Calculate, according to the Bohr model, the speed of the electron in the ground state of the hydrogen atom.

Short answer

Answer: The speed of an electron in the ground state of a hydrogen atom, according to the Bohr model, is approximately 2.188 * 10^6 m/s.

Step-by-step solution

Remember the Bohr model formula for the speed of an electron in an atom

According to the Bohr model, the speed of an electron in an orbit is given by the formula: v = (Z * e^2) / (2 * epsilon_0 * h * n) where: v is the speed of the electron, Z is the atomic number of the element, e is the elementary charge (1.602 * 10^{-19} C), epsilon_0 is the vacuum permittivity (8.854 * 10^{-12} C^2/N m^2), h is the Planck's constant (6.626 * 10^{-34} Js), and n is the principal quantum number (energy level).
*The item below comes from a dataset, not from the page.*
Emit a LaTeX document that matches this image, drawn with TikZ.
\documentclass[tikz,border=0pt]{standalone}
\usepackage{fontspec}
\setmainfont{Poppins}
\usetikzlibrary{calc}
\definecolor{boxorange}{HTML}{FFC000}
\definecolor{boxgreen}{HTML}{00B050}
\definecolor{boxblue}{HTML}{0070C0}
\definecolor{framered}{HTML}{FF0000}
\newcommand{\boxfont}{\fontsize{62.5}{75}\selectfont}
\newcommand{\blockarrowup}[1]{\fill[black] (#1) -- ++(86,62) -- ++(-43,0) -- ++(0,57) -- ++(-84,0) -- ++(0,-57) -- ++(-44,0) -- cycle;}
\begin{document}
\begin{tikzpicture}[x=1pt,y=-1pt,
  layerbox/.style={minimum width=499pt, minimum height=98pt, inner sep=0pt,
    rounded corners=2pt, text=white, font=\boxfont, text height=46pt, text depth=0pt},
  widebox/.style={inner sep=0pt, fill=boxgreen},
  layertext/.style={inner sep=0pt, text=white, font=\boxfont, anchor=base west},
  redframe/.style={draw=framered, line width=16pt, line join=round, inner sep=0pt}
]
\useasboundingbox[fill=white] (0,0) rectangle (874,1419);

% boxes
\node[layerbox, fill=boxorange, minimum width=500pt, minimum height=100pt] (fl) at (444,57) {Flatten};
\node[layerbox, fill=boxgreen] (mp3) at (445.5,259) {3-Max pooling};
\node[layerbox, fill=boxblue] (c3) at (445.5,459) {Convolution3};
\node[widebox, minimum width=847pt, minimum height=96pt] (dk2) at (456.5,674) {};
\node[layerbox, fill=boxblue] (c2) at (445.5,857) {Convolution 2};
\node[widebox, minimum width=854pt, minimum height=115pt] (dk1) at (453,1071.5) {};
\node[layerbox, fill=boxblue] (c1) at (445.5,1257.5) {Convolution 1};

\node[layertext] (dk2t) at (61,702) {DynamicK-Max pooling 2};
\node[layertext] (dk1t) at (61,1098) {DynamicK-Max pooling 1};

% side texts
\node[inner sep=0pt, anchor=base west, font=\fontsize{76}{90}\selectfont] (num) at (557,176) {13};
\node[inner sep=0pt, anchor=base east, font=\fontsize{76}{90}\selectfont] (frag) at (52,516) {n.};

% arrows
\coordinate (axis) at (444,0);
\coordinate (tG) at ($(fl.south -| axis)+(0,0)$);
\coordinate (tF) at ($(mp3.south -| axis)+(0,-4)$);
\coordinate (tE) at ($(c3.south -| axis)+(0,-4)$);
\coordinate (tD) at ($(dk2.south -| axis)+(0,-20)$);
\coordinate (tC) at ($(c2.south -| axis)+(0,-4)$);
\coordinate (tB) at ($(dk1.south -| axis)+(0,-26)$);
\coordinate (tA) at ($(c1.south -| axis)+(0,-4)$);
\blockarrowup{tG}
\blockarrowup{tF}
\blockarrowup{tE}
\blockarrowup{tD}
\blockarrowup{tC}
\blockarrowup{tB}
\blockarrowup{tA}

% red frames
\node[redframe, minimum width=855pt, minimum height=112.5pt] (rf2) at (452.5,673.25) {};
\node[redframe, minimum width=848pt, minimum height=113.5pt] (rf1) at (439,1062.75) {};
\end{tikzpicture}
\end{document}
Set the values for hydrogen in the ground state

Since we are working with a hydrogen atom, its atomic number Z = 1. The ground state corresponds to the lowest energy level, so n = 1. Now we can plug in these values into the formula: v = (1 * 1.602 * 10^{-19}) / (2 * 8.854 * 10^{-12} * 6.626 * 10^{-34} * 1)

Calculate the speed of the electron

By calculating the above expression, we get: v = (1.602 * 10^{-19}) / (2 * 8.854 * 10^{-12} * 6.626 * 10^{-34}) v ≈ 2.188 * 10^6 m/s So, the speed of the electron in the ground state of the hydrogen atom, according to the Bohr model, is approximately 2.188 * 10^6 m/s.